In John 10.10, Jesus said, that a thief comes to steal, but he comes to bring life in all its fullness. So What does a full life look like? Can there be a full life without Jesus? Could it be that something is missing if we do not have, and include what Jesus wants to bring to us? In one of their songs from about 20 Years ago, U2 used the phrase, ” Looking for a fill, that God shaped hole “, from their Pop album. As we are all created in Gods image, do we look to the fullness that Jesus offers that he can give, or do we look to fill that god shaped hole in other ways? And what is it that we offer others around us?

There is so much in our culture today, so many things that people can fill their lives with, but how much do we give room for Jesus and what he wants to bring to our lives.

Valuing young people is vital, important, absolutely right, but where do they get that sense of value from? Us? themselves? people around them? Or do we point them, help them see God who values them even more, and wants to bring ” life in all its fullness”, for them?

resources that bring value, worth, identity are all great, but without all that God has for them, there is still something missing in the resources.

Do we ourselves, know what it means to receive the fullness of life that Jesus was offering to us? Because it is only when we start to get a grip of that, that we have something really worth offering to other people. yes we can find part of that in ourselves, in people around us, but the God shaped hoel, is only filled by what God brings to us, and we have to come to him to receive it. Lets not sell young people short, we need to offer them everything, and that has to include the fullness of life that Jesus offers, without offering that, there will always be that Godshaped hole.

Engaging in the Culture

When we think of engaging with people or an area, we can often go with the mindset that we know best or have something that others need to hear and listen to. This means we often go in a spirit of power. But at Christmas, it is worth remembering how the son of God chose to engage with us, our world and our culture, becoming a dependant with nothing at all, growing up, learning and engaging in the culture that he sought to bring to love, peace, encounter and relationship.

Even though we may well have something of God that we carry with us at all times whenever we engage with others, how we choose to show this is key. At this Christmas time, is there something we can learn from the way that God chose to engage with us, live life with us, and in gentleness and compassion, transform lives and society?

Embracing Vulnerability

All the way through the Christmas story we read about vulnerability. Mary and Joseph in their contexts; the shepherds leaving their work; the wise men talking to the king; and maybe most of all, Jesus himself – King Jesus becoming a human baby; reliant, dependant upon a human couple to look after him.

Vulnerability for people in the story, as well as people today, happens in a couple of different ways: People can make us feel vulnerable, as I expect Mary and Joseph felt, (and I also expect Herod felt when he was told the news about the new king being born); or we choose to make ourselves vulnerable, as the shepherds did, and as Jesus himself did.

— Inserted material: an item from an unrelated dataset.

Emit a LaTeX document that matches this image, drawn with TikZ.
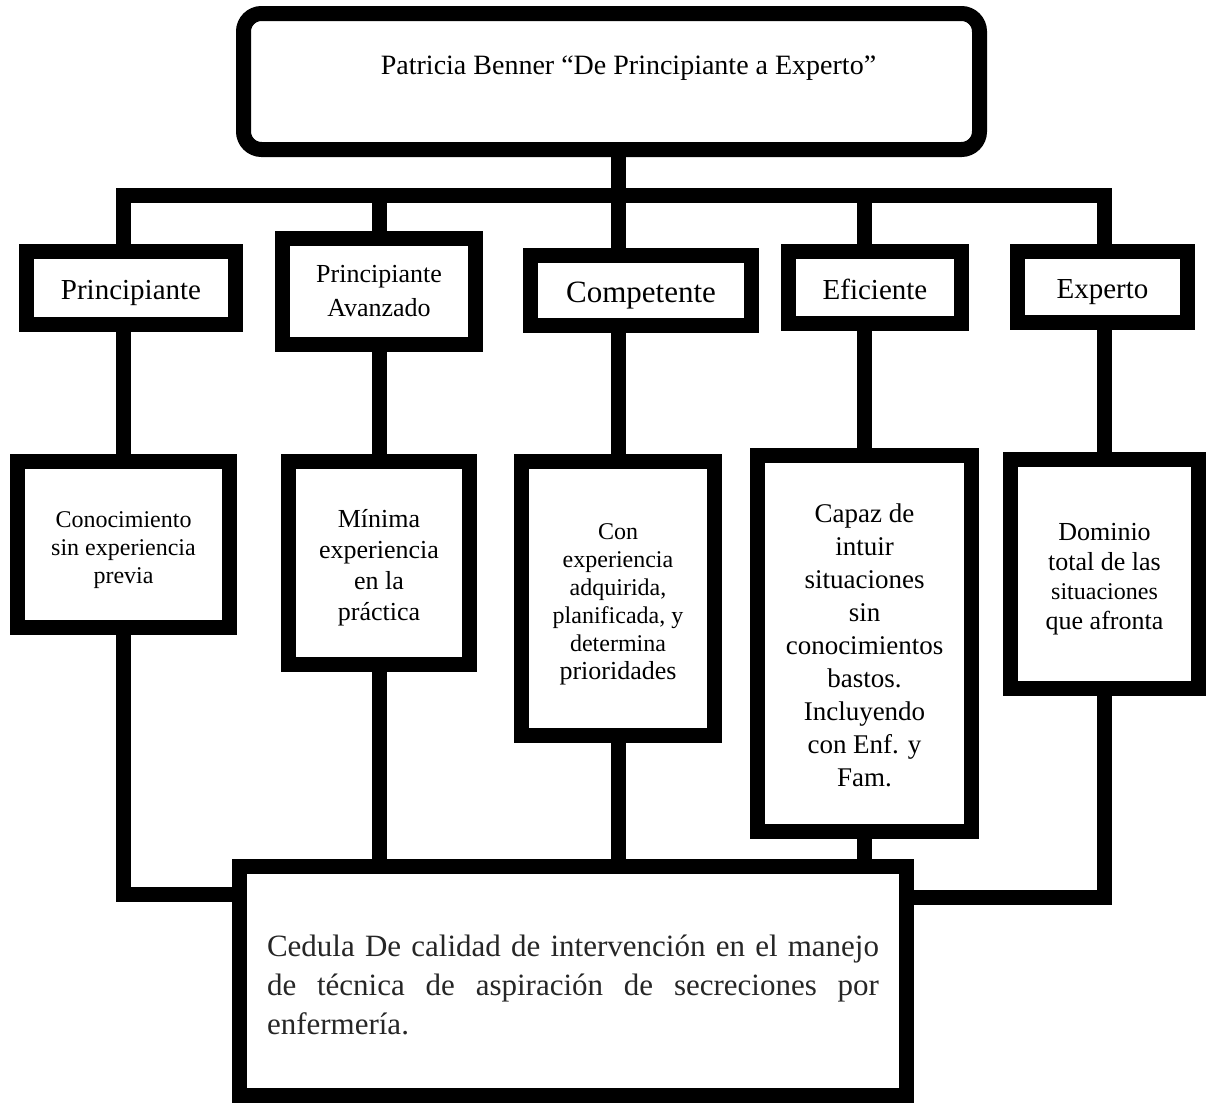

Vulnerability is often regarded as a sign of weakness, but through the birth and life of Jesus we see that vulnerability is not a sign of weakness to God but rather a sign of strength in relationship. How amazing is it to think that Jesus made himself vulnerable enough for us to have a strengthened relationship with the father in Heaven.
This Christmas time, how about making ourselves vulnerable before Jesus as he made himself vulnerable for us?


So much that we think about in the Christmas happenings only really happened because of a level of persistence of the people involved. Mary and Joseph had to persist through the discomfort of pregnancy, tough weather conditions (probably) and being rejected at so many places, but needing, wanting, believing that there was somewhere for them to stay.

The wise men traveled from afar. They followed the star, not knowing where it would go, but knowing that they wanted, had to, follow where it led, not knowing how long it would take to get wherever it was they were heading.

We have no idea about how long the labour was for Mary, but persistence is one of those things that has to happen when getting through a pregnancy.

Joseph and Mary’s travels, both to Bethlehem and then after the birth to keep themselves and Jesus safe, would not have been easy, and they would have had to keep going.No doubt at times they would have wanted to stop and just be.

In a culture today where it is easy to flit from one thing to another, where answers are easier to come by, where things don’t have to be worked at for as long, or as hard as maybe in previous decades, have we lost something of what it means to be persistent, not to give up?

Is there a recommitment that God is asking of us at this Advent time, to persist in all that he has called for us, all that he is asking us to be and do, and all that lies ahead for us?

God himself never gave up and never gives up on us, which is why he persisted and sent Jesus for us. If God is persistent for us and about us, could we, with thankful hearts, persist that little bit more in all that he is asking of us?